## Task objective
Copy out the data below from the line containing "Convert this chart to Plotly code." to the line containing "import plotly.graph_objects as go", both lines included, with all images left out.

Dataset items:
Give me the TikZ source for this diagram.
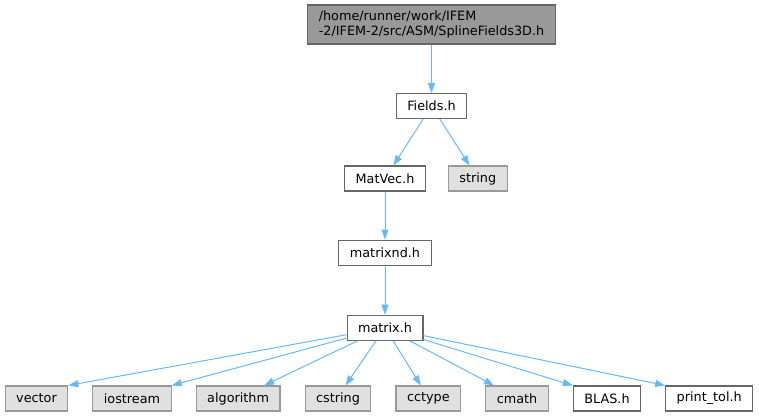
\documentclass[tikz,border=0pt]{standalone}
\usepackage{fontspec}
\setmainfont{DejaVu Sans}
\usetikzlibrary{arrows.meta, positioning}
\definecolor{edgeblue}{HTML}{63B8FF}
\definecolor{nodeborder}{HTML}{666666}
\definecolor{topfill}{HTML}{999999}
\definecolor{extfill}{HTML}{E0E0E0}
\definecolor{extborder}{HTML}{999999}
\tikzstyle{header} = [rectangle, draw=nodeborder, fill=white, minimum height=25pt, inner xsep=11pt, inner ysep=0pt, text centered, line width=1.1pt, font=\fontsize{12.8}{14.8}\selectfont]
\tikzstyle{current} = [header, fill=topfill, align=left, minimum height=39pt]
\tikzstyle{system} = [header, draw=extborder, fill=extfill]
\tikzstyle{arrow} = [line width=1pt, color=edgeblue, -{Triangle[length=10pt,width=7pt]}]

\begin{document}
\begin{tikzpicture}
	\useasboundingbox (0,0) rectangle (759pt,-417pt);
	\node (current) [current] at (431.5pt,-24.5pt) {/home/runner/work/IFEM\\-2/IFEM-2/src/ASM/SplineFields3D.h};
	\node (fields) [header, below = 48.5pt of current] {Fields.h};
	\node (matvec) [header] at (385pt,-178.5pt) {MatVec.h};
	\node (string) [system, right = 22pt of matvec] {string};
	\node (matrixnd) [header, below = 48pt of matvec] {matrixnd.h};
	\node (matrix) [header, below = 49pt of matrixnd] {matrix.h};
	% headers included by matrix.h
	\node (vector) [system] at (36.5pt,-398.5pt) {vector};
	\node (iostream) [system, right = 24pt of vector] {iostream};
	\node (algorithm) [system, right = 24pt of iostream] {algorithm};
	\node (cstring) [system, right = 24pt of algorithm] {cstring};
	\node (cctype) [system, right = 24pt of cstring] {cctype};
	\node (cmath) [system, right = 24pt of cctype] {cmath};
	\node (blas) [header, right = 24pt of cmath] {BLAS.h};
	\node (printtol) [header, right = 24pt of blas] {print\_tol.h};
	\draw [arrow] (current) -- (fields);
	\draw [arrow] (fields) -- (matvec);
	\draw [arrow] (fields) -- (string);
	\draw [arrow] (matvec) -- (matrixnd);
	\draw [arrow] (matrixnd) -- (matrix);
	\draw [arrow] (matrix) -- (vector.north east);
	\draw [arrow] (matrix) -- (iostream.north east);
	\draw [arrow] (matrix) -- ([xshift=26pt]algorithm.north);
	\draw [arrow] (matrix) -- ([xshift=7.5pt]cstring.north);
	\draw [arrow] (matrix) -- ([xshift=-7.5pt]cctype.north);
	\draw [arrow] (matrix) -- ([xshift=-23pt]cmath.north);
	\draw [arrow] (matrix) -- (blas.north west);
	\draw [arrow] (matrix) -- (printtol.north west);
\end{tikzpicture}
\end{document}
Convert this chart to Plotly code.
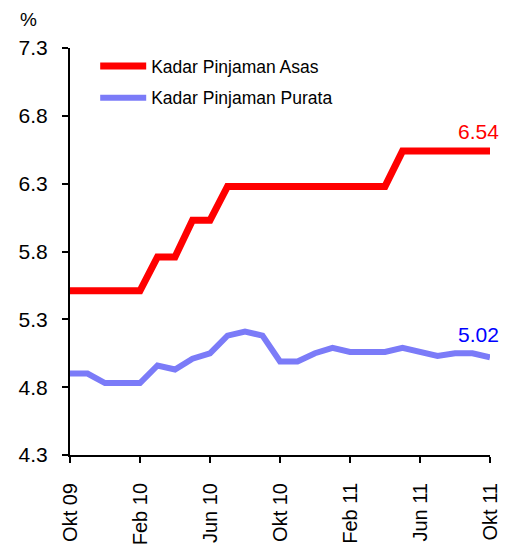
import plotly.graph_objects as go

months = ["Okt 09", "Nov 09", "Dis 09", "Jan 10", "Feb 10", "Mac 10", "Apr 10", "Mei 10",
          "Jun 10", "Jul 10", "Ogo 10", "Sep 10", "Okt 10", "Nov 10", "Dis 10", "Jan 11",
          "Feb 11", "Mac 11", "Apr 11", "Mei 11", "Jun 11", "Jul 11", "Ogo 11", "Sep 11", "Okt 11"]
kadar_asas = [5.51, 5.51, 5.51, 5.51, 5.51, 5.76, 5.76, 6.03, 6.03, 6.28,
              6.28, 6.28, 6.28, 6.28, 6.28, 6.28, 6.28, 6.28, 6.28, 6.54,
              6.54, 6.54, 6.54, 6.54, 6.54]
kadar_purata = [4.90, 4.90, 4.83, 4.83, 4.83, 4.96, 4.93, 5.01, 5.05, 5.18,
                5.21, 5.18, 4.99, 4.99, 5.05, 5.09, 5.06, 5.06, 5.06, 5.09,
                5.06, 5.03, 5.05, 5.05, 5.02]
tick_labels = ["Okt 09", "Feb 10", "Jun 10", "Okt 10", "Feb 11", "Jun 11", "Okt 11"]
y_ticks = [4.3, 4.8, 5.3, 5.8, 6.3, 6.8, 7.3]

FONT = "Liberation Sans, Arial, sans-serif"

fig = go.Figure()
fig.add_trace(go.Scatter(x=months, y=kadar_asas, mode="lines", name="Kadar Pinjaman Asas",
                         line=dict(color="#ff0000", width=7), cliponaxis=False,
                         legendgroup="a"))
fig.add_trace(go.Scatter(x=months, y=kadar_purata, mode="lines", name="Kadar Pinjaman Purata",
                         line=dict(color="#7b7bf8", width=6), cliponaxis=False,
                         legendgroup="b"))

fig.add_annotation(x=months[-1], y=kadar_asas[-1], text=f"{kadar_asas[-1]:.2f}", showarrow=False,
                   xanchor="center", yanchor="bottom", xshift=-12, yshift=6,
                   font=dict(color="#ff0000", size=21, family=FONT))
fig.add_annotation(x=months[-1], y=kadar_purata[-1], text=f"{kadar_purata[-1]:.2f}", showarrow=False,
                   xanchor="center", yanchor="bottom", xshift=-12, yshift=9,
                   font=dict(color="#0000ff", size=21, family=FONT))
fig.add_annotation(xref="paper", yref="paper", x=-0.1, y=1.069, text="%", showarrow=False,
                   xanchor="center", yanchor="middle", font=dict(size=19, color="black", family=FONT))

fig.update_layout(
    width=515, height=549,
    margin=dict(l=62, r=33, t=40, b=102),
    paper_bgcolor="white", plot_bgcolor="white",
    font=dict(family=FONT, color="black"),
    showlegend=True,
    legend=dict(x=0.06, y=1.0, xanchor="left", yanchor="top", bgcolor="rgba(0,0,0,0)",
                font=dict(size=17.5, family=FONT), traceorder="grouped", tracegroupgap=6,
                itemwidth=46),
    xaxis=dict(type="category", range=[0, 24], tickmode="array", tickvals=tick_labels,
               ticktext=tick_labels, tickangle=-90, ticks="outside", ticklen=6, tickwidth=2,
               tickcolor="black", showline=True, linecolor="black", linewidth=2,
               showgrid=False, zeroline=False, tickfont=dict(size=20, family=FONT),
               ticklabelstandoff=12),
    yaxis=dict(range=[4.3, 7.3], tickmode="array", tickvals=y_ticks,
               ticktext=[f"{v:.1f}" for v in y_ticks], ticks="outside", ticklen=6, tickwidth=2,
               tickcolor="black", showline=True, linecolor="black", linewidth=2,
               showgrid=False, zeroline=False, tickfont=dict(size=21, family=FONT),
               ticklabelstandoff=10),
)

fig.write_html("out.html")
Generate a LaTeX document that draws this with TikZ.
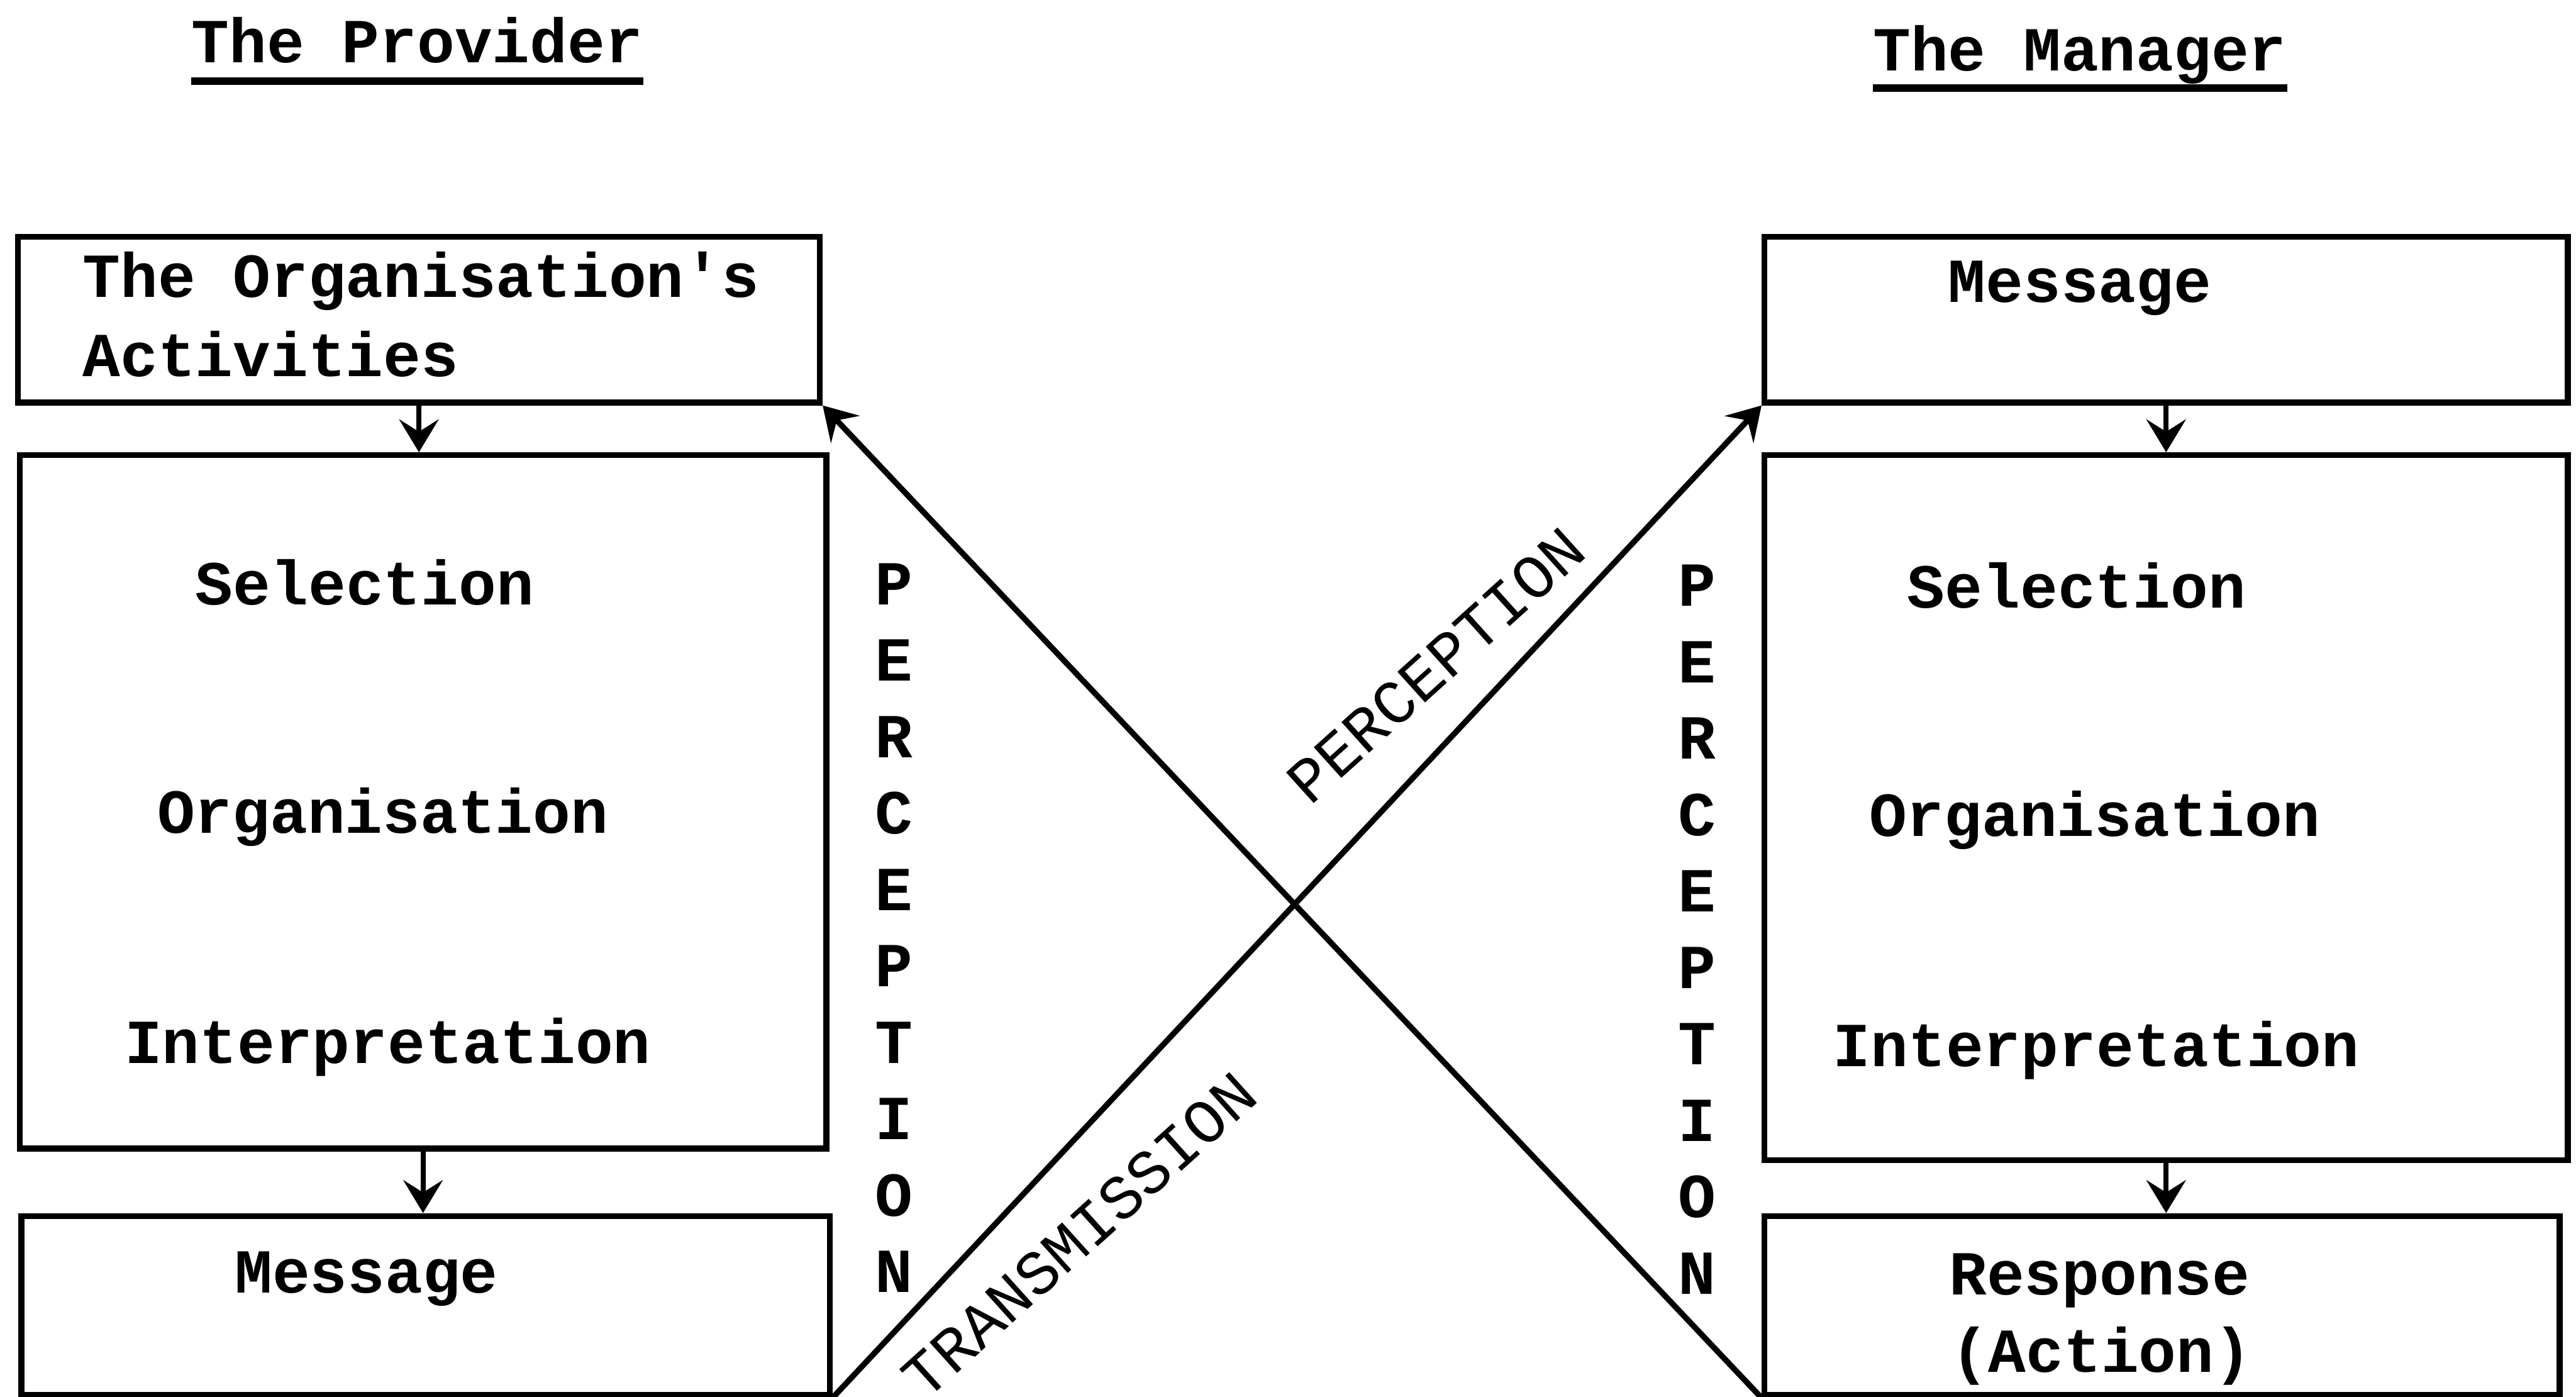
\documentclass[tikz,border=0pt]{standalone}
\usepackage{fontspec}
\setmonofont{Liberation Mono}
\usetikzlibrary{arrows.meta,fit}
\tikzstyle{plainBox} = [draw=black, line width=2pt, inner sep=0pt]
\tikzstyle{typed} = [font=\ttfamily\bfseries\fontsize{21.7}{26}\selectfont,
	inner sep=0pt, anchor=base]
\tikzstyle{slantText} = [font=\ttfamily\fontsize{21.7}{26}\selectfont,
	inner sep=0pt, rotate=42]
\begin{document}
\begin{tikzpicture}[
	x=0.02cm, y=-0.02cm,
	>={Stealth[length=4mm, width=4.8mm, inset=1.5mm]},
	flow/.style = {line width=1.7pt, ->},
	cross/.style = {line width=2pt, ->}
  ]
  \useasboundingbox (0,0) rectangle (1568,850);
  \clip (0,0) rectangle (1568,850);

  \node[typed] (provider) at (254,38) {The Provider};
  \node[typed] (manager) at (1266,43) {The Manager};
  \draw[line width=2.6pt] ([yshift=-0.23cm]provider.base west) -- ([yshift=-0.23cm]provider.base east);
  \draw[line width=2.6pt] ([yshift=-0.21cm]manager.base west) -- ([yshift=-0.21cm]manager.base east);

  % provider side
  \node[plainBox, fit={(11,144) (499,245)}] (orgAct) {};
  \node[typed, anchor=base west] (orgActA) at (50,181) {The Organisation's};
  \node[typed, anchor=base west] (orgActB) at (50,229) {Activities};
  \node[plainBox, fit={(12,277) (503,699)}] (provProc) {};
  \node[typed] (provSel) at (222,368) {Selection};
  \node[typed] (provOrg) at (233,507) {Organisation};
  \node[typed] (provInt) at (236,647) {Interpretation};
  \node[plainBox, fit={(13,740) (505,849)}] (provMsg) {};
  \node[typed] (provMsgT) at (223,787) {Message};

  % manager side
  \node[plainBox, fit={(1074,144) (1563,245)}] (mgrMsg) {};
  \node[typed] (mgrMsgT) at (1266,184) {Message};
  \node[plainBox, fit={(1074,277) (1563,706)}] (mgrProc) {};
  \node[typed] (mgrSel) at (1264,370) {Selection};
  \node[typed] (mgrOrg) at (1275,509) {Organisation};
  \node[typed] (mgrInt) at (1276,649) {Interpretation};
  \node[plainBox, fit={(1074,740) (1558,849)}] (mgrResp) {};
  \node[typed] (mgrRespA) at (1278,788) {Response};
  \node[typed] (mgrRespB) at (1279,835) {(Action)};

  \draw[flow] (orgAct.south) -- (orgAct.south |- provProc.north);
  \draw[flow] (provProc.south) -- (provProc.south |- provMsg.north);
  \draw[flow] (mgrMsg.south) -- (mgrMsg.south |- mgrProc.north);
  \draw[flow] (mgrProc.south) -- (mgrProc.south |- mgrResp.north);

  \draw[cross] (provMsg.south east) -- (mgrMsg.south west);
  \draw[cross] (mgrResp.south west) -- (orgAct.south east);
  \node[slantText] (percDiag) at (874,405) {PERCEPTION};
  \node[slantText] (transDiag) at (657,752) {TRANSMISSION};

  \foreach \ch [count=\i] in {P,E,R,C,E,P,T,I,O,N} {
  	\node[typed] (provPerc\i) at (544,{368+46.5*(\i-1)}) {\ch};
  	\node[typed] (mgrPerc\i) at (1033,{369+46.5*(\i-1)}) {\ch};
  }
\end{tikzpicture}
\end{document}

## Task solution
Convert this chart to Plotly code.
import plotly.graph_objects as go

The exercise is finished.